Task details: Return the number of lines in which the word "this" appears; add nothing else.

Stored records:
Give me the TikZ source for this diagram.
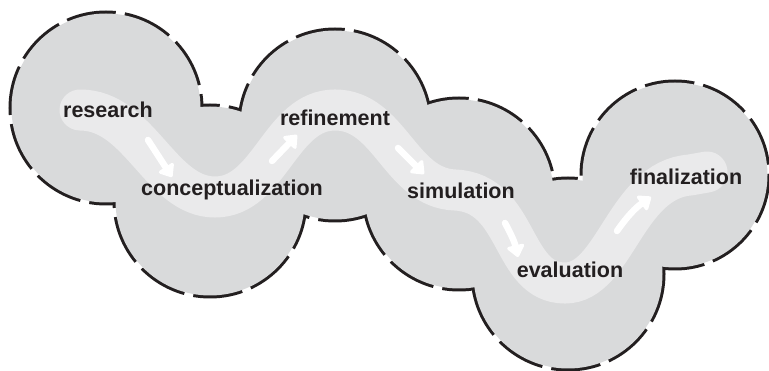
\documentclass[tikz,border=0pt]{standalone}
\usepackage{fontspec}
\setmainfont{Liberation Sans}
\usetikzlibrary{arrows.meta}
\definecolor{blob}{HTML}{D9DADB}
\definecolor{path}{HTML}{EAEAEB}
\definecolor{ink}{HTML}{231F20}
\tikzset{
  rim/.style={draw=ink, line width=6pt, dash pattern=on 49pt off 9pt},
  blobfill/.style={fill=blob},
  lbl/.style={font=\fontsize{21.5}{25}\selectfont\bfseries, text=ink, inner sep=0pt},
  flow/.style={draw=path, line width=41pt, line cap=round},
  arr/.style={draw=white, line width=6.5pt, line cap=round,
    -{Triangle[width=20pt,length=13pt,round]}}
}
\begin{document}
\begin{tikzpicture}[x=1pt,y=-1pt]
\useasboundingbox (0,0) rectangle (769,371);
% circle centres
\coordinate (c1) at (106,108);
\coordinate (c2) at (210,201);
\coordinate (c3) at (335,125);
\coordinate (c4) at (459,194);
\coordinate (c5) at (568,274);
\coordinate (c6) at (675,175);
% dashed rims
\foreach \c/\r in {c1/94.5,c2/94.5,c3/94.5,c4/94.5,c5/94.5,c6/92.5}
  \draw[rim] (\c) circle[radius=\r];
% grey fill
\foreach \c/\r in {c1/94.5,c2/94.5,c3/94.5,c4/94.5,c5/94.5,c6/92.5}
  \fill[blobfill] (\c) circle[radius=\r];
% light flow band
\draw[flow] (80,110) .. controls (140,110) and (160,197) .. (215,197)
  .. controls (270,197) and (280,110) .. (335,110)
  .. controls (390,110) and (400,188) .. (455,190)
  .. controls (520,193) and (510,283) .. (565,283)
  .. controls (615,283) and (625,180) .. (690,175)
  -- (707,172);
% arrows
\coordinate (a1s) at (148,140); \coordinate (a1e) at (172,177);
\coordinate (a2s) at (272,161); \coordinate (a2e) at (297,135);
\coordinate (a3s) at (398,148); \coordinate (a3e) at (424,174);
\coordinate (a4s) at (505,223); \coordinate (a4e) at (518,257);
\coordinate (a5s) at (617,231); \coordinate (a5e) at (651,197);
\draw[arr] (a1s) -- (a1e);
\draw[arr] (a2s) -- (a2e);
\draw[arr] (a3s) -- (a3e);
\draw[arr] (a4s) to[bend left=8] (a4e);
\draw[arr] (a5s) to[out=55,in=215] (a5e);
% labels
\node[lbl] (research) at (108,110) {research};
\node[lbl] (concept) at (232,190) {conceptualization};
\node[lbl] (refine) at (335,118) {refinement};
\node[lbl] (sim) at (461,191) {simulation};
\node[lbl] (eval) at (570,270) {evaluation};
\node[lbl] (final) at (686,177) {finalization};
\end{tikzpicture}
\end{document}
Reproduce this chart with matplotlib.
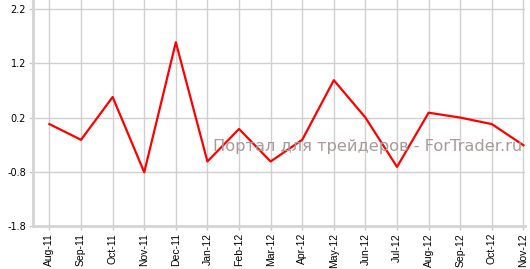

Solution: 2